— Begin —

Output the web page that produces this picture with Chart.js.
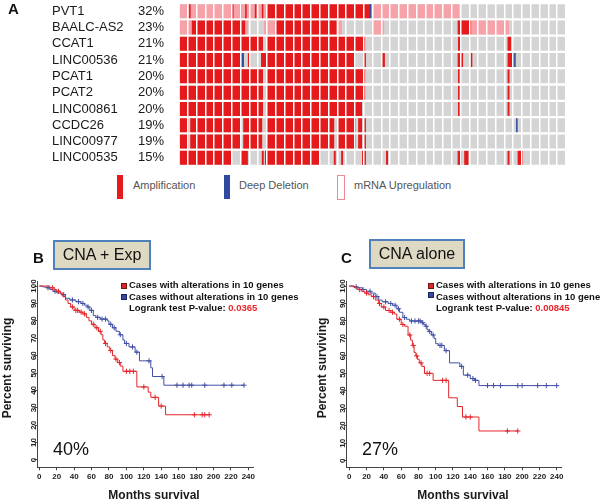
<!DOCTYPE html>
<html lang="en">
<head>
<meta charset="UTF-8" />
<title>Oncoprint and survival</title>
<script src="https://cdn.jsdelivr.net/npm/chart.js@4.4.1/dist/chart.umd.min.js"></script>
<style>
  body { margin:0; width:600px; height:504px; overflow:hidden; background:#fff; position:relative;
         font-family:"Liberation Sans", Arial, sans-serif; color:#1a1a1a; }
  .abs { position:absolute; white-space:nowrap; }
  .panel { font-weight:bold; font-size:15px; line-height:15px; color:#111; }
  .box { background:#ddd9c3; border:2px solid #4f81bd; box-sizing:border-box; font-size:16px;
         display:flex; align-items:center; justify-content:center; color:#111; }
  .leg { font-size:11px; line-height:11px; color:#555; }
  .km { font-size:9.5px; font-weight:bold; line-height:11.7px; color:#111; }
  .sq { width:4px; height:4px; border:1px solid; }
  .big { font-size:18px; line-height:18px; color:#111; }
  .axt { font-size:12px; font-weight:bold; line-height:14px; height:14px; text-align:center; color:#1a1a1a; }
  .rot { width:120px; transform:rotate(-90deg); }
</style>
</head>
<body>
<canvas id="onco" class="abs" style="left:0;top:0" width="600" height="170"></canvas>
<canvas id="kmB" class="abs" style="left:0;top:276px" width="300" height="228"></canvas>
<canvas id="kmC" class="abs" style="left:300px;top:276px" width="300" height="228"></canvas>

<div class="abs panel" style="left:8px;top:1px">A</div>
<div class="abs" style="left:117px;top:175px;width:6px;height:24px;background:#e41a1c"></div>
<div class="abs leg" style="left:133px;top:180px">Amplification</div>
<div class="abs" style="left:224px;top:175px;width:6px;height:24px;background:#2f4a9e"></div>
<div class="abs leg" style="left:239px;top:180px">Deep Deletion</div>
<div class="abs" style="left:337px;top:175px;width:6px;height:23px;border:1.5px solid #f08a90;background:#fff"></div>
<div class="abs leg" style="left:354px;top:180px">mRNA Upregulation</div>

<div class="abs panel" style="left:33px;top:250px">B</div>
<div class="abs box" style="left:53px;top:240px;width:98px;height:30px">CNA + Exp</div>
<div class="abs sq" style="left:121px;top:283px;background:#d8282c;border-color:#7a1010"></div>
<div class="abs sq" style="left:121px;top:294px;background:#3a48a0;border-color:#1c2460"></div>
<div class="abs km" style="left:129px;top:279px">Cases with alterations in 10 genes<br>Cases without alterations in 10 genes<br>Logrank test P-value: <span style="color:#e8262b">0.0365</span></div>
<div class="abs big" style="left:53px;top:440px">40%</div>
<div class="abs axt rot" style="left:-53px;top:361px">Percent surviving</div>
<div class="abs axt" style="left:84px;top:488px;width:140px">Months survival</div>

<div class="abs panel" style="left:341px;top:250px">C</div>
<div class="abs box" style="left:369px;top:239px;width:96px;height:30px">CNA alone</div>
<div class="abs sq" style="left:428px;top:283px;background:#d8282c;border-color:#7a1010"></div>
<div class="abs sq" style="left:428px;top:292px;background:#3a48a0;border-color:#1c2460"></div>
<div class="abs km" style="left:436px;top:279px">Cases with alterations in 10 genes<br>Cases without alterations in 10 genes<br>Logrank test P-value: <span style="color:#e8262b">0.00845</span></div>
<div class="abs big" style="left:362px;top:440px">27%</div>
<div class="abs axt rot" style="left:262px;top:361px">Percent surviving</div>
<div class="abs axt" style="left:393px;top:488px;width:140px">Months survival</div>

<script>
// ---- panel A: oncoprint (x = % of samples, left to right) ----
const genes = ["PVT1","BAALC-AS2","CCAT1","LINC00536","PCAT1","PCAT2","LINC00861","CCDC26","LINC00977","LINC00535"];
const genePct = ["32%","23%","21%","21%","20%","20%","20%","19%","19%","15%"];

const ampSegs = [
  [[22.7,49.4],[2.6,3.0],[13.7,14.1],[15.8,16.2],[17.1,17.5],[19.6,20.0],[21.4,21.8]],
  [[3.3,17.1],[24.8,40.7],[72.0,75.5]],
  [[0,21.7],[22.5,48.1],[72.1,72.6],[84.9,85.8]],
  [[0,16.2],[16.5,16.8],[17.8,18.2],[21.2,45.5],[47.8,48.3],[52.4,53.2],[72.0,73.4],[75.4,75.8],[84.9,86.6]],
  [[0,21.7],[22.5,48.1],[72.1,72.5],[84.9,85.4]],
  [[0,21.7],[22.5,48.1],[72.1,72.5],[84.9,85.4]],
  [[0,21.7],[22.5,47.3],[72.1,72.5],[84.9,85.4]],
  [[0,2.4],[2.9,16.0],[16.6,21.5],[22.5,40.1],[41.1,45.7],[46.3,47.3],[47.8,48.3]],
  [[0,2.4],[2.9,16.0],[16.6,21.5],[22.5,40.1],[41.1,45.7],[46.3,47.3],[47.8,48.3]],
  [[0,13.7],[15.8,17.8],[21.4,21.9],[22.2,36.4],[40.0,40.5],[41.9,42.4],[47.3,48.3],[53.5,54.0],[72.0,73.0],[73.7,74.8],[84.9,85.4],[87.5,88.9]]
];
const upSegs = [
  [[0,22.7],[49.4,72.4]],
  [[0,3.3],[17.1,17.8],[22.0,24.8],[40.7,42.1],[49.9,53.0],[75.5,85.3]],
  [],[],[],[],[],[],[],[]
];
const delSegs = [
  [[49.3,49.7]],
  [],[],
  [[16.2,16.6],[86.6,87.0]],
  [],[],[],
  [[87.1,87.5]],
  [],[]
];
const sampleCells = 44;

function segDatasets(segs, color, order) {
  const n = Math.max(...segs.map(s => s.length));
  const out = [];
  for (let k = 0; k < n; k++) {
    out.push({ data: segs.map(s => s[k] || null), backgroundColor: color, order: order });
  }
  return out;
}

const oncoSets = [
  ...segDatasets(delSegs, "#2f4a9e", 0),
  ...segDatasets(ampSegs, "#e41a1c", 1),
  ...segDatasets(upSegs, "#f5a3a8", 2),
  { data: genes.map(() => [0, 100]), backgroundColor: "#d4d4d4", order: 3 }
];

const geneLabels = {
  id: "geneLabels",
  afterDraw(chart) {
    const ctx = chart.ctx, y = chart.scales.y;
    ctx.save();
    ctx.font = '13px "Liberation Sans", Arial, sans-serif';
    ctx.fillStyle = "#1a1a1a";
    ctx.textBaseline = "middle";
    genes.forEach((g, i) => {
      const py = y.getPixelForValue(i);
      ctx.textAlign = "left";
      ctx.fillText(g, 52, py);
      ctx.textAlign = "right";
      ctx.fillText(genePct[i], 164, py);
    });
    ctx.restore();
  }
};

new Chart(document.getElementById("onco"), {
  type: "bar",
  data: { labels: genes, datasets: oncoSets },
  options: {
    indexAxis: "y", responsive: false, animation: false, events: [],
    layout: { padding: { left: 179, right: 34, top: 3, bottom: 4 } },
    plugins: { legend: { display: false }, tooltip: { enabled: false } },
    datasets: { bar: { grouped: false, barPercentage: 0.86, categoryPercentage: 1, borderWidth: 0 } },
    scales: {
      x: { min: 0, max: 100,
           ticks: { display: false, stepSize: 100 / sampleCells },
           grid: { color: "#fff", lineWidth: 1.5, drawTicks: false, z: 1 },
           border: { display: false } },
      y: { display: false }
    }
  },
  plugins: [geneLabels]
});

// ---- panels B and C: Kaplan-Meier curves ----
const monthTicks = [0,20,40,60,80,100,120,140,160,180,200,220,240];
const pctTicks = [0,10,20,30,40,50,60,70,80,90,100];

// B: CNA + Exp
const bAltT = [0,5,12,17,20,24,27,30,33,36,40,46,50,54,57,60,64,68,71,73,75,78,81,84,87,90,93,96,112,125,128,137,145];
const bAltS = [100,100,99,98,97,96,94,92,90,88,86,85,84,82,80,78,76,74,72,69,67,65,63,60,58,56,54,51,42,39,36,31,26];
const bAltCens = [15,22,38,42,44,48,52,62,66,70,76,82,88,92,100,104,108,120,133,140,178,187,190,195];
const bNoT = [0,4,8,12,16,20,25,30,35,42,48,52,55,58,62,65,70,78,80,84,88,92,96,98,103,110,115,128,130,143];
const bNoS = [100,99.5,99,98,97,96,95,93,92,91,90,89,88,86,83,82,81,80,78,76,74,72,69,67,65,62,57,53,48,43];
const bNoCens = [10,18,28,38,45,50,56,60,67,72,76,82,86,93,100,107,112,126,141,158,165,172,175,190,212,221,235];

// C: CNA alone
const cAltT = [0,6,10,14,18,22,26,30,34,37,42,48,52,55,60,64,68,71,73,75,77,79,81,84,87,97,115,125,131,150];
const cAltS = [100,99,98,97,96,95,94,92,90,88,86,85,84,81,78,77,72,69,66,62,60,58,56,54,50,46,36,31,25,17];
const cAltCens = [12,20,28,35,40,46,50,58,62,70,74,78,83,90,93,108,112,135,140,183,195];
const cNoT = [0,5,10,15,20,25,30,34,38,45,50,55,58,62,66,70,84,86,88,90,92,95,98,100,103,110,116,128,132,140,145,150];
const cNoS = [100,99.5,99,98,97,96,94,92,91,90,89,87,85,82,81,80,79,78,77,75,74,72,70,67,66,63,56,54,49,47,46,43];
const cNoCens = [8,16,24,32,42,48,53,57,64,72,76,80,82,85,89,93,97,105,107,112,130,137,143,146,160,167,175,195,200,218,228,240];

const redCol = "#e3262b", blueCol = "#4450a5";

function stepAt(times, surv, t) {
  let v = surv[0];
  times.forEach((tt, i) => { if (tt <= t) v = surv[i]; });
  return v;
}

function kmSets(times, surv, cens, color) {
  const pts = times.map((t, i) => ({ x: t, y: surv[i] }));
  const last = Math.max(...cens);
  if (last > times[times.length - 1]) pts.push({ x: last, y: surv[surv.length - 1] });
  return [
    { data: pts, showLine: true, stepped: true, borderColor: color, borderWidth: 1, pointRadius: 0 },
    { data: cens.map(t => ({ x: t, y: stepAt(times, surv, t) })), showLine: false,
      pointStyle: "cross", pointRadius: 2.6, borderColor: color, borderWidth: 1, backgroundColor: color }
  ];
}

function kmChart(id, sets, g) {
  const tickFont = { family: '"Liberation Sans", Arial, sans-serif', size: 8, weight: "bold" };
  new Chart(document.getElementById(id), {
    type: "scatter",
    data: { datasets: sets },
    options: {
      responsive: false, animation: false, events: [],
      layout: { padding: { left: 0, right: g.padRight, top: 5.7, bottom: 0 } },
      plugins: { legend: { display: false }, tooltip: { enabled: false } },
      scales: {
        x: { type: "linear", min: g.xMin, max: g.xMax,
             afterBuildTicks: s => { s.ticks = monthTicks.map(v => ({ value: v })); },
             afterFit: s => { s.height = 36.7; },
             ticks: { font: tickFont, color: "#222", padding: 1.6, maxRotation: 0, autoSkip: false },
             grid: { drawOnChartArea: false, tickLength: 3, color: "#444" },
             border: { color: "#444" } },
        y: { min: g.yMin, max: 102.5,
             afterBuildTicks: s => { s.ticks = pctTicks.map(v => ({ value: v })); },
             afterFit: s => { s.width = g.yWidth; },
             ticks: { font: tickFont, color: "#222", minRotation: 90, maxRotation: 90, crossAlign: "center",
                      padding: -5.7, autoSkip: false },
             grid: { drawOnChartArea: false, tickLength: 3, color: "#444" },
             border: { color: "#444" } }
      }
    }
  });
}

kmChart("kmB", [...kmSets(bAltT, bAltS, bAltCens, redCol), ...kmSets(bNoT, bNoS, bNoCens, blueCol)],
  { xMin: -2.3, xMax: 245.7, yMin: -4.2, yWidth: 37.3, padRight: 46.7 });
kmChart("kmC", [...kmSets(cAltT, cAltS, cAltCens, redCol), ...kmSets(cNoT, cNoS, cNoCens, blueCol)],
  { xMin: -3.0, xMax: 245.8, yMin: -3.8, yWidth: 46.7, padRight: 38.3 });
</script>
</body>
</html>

— End —
— Begin —

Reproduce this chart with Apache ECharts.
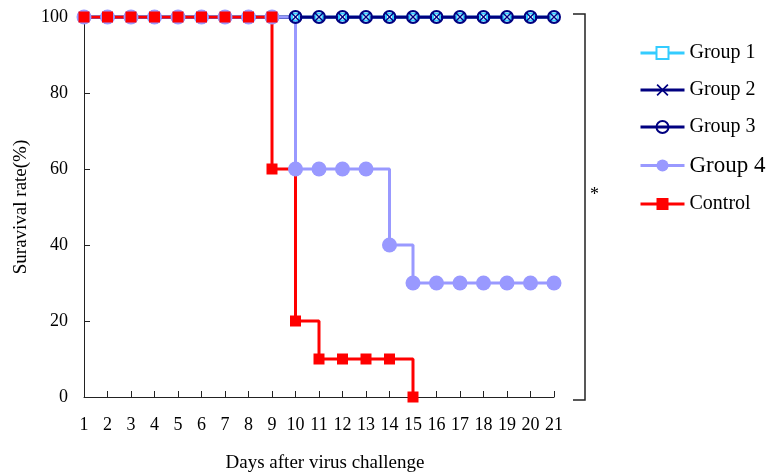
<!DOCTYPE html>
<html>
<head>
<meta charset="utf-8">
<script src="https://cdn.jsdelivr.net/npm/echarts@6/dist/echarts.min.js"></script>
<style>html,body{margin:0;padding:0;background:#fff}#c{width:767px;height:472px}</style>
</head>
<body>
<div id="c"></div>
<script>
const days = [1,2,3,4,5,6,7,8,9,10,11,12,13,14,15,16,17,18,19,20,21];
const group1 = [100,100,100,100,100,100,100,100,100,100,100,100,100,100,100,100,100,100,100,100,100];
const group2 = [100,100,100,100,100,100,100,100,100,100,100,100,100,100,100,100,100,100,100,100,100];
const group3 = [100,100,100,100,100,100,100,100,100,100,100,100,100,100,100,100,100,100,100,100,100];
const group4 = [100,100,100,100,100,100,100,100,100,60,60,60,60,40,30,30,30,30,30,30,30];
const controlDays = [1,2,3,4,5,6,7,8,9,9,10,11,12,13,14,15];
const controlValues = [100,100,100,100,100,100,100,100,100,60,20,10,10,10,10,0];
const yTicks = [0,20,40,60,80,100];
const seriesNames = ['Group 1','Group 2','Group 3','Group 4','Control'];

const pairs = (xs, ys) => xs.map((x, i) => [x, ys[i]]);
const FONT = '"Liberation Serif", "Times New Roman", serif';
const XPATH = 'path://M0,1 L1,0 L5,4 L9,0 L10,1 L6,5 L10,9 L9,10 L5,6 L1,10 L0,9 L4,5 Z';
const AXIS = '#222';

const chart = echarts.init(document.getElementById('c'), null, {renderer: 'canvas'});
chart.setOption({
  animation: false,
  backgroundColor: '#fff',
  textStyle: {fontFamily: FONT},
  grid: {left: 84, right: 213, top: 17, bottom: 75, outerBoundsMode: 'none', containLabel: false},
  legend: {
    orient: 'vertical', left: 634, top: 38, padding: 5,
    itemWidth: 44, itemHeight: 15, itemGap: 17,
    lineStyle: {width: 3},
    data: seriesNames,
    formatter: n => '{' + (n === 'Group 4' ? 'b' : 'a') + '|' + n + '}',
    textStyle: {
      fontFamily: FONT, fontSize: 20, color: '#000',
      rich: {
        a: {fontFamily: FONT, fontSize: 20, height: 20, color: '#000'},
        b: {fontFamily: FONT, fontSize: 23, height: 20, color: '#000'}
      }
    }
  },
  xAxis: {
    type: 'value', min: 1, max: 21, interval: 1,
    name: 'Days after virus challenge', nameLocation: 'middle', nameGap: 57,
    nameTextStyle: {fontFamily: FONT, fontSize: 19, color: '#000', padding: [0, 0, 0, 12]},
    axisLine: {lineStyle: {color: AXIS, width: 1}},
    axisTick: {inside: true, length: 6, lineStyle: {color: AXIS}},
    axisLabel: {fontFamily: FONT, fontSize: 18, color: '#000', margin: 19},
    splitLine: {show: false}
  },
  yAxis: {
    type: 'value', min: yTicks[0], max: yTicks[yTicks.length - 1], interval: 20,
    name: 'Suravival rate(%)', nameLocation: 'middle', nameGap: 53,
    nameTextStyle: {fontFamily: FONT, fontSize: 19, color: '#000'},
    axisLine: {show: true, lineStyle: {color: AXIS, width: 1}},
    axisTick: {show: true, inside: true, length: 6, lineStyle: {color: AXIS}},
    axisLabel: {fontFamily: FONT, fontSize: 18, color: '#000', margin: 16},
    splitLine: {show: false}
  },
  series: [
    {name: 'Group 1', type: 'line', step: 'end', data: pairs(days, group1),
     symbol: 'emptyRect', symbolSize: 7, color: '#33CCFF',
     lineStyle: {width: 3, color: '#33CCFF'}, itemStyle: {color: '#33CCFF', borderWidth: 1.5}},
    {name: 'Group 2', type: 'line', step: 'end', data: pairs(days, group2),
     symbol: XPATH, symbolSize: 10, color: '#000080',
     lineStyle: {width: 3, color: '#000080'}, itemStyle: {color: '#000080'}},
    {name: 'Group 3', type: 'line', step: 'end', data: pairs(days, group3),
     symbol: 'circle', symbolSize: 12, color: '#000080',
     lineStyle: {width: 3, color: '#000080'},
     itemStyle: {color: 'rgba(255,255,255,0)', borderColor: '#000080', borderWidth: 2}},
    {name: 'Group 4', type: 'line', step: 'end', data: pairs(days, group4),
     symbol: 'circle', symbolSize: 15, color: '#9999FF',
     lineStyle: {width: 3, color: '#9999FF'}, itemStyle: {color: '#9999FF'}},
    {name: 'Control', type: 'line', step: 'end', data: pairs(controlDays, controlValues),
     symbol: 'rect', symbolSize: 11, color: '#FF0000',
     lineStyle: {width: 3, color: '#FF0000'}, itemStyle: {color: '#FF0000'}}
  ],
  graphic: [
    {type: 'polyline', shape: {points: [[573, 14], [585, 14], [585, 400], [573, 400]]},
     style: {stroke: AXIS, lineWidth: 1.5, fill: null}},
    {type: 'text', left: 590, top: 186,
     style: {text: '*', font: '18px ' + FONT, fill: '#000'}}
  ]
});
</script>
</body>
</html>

— End —

Taking the material above, give again exactly the lines from the one holding "Reproduce this chart with Apache ECharts." through the one holding "const seriesNames = ['Group", with both ends and without pictures.

Reproduce this chart with Apache ECharts.
<!DOCTYPE html>
<html>
<head>
<meta charset="utf-8">
<script src="https://cdn.jsdelivr.net/npm/echarts@6/dist/echarts.min.js"></script>
<style>html,body{margin:0;padding:0;background:#fff}#c{width:767px;height:472px}</style>
</head>
<body>
<div id="c"></div>
<script>
const days = [1,2,3,4,5,6,7,8,9,10,11,12,13,14,15,16,17,18,19,20,21];
const group1 = [100,100,100,100,100,100,100,100,100,100,100,100,100,100,100,100,100,100,100,100,100];
const group2 = [100,100,100,100,100,100,100,100,100,100,100,100,100,100,100,100,100,100,100,100,100];
const group3 = [100,100,100,100,100,100,100,100,100,100,100,100,100,100,100,100,100,100,100,100,100];
const group4 = [100,100,100,100,100,100,100,100,100,60,60,60,60,40,30,30,30,30,30,30,30];
const controlDays = [1,2,3,4,5,6,7,8,9,9,10,11,12,13,14,15];
const controlValues = [100,100,100,100,100,100,100,100,100,60,20,10,10,10,10,0];
const yTicks = [0,20,40,60,80,100];
const seriesNames = ['Group 1','Group 2','Group 3','Group 4','Control'];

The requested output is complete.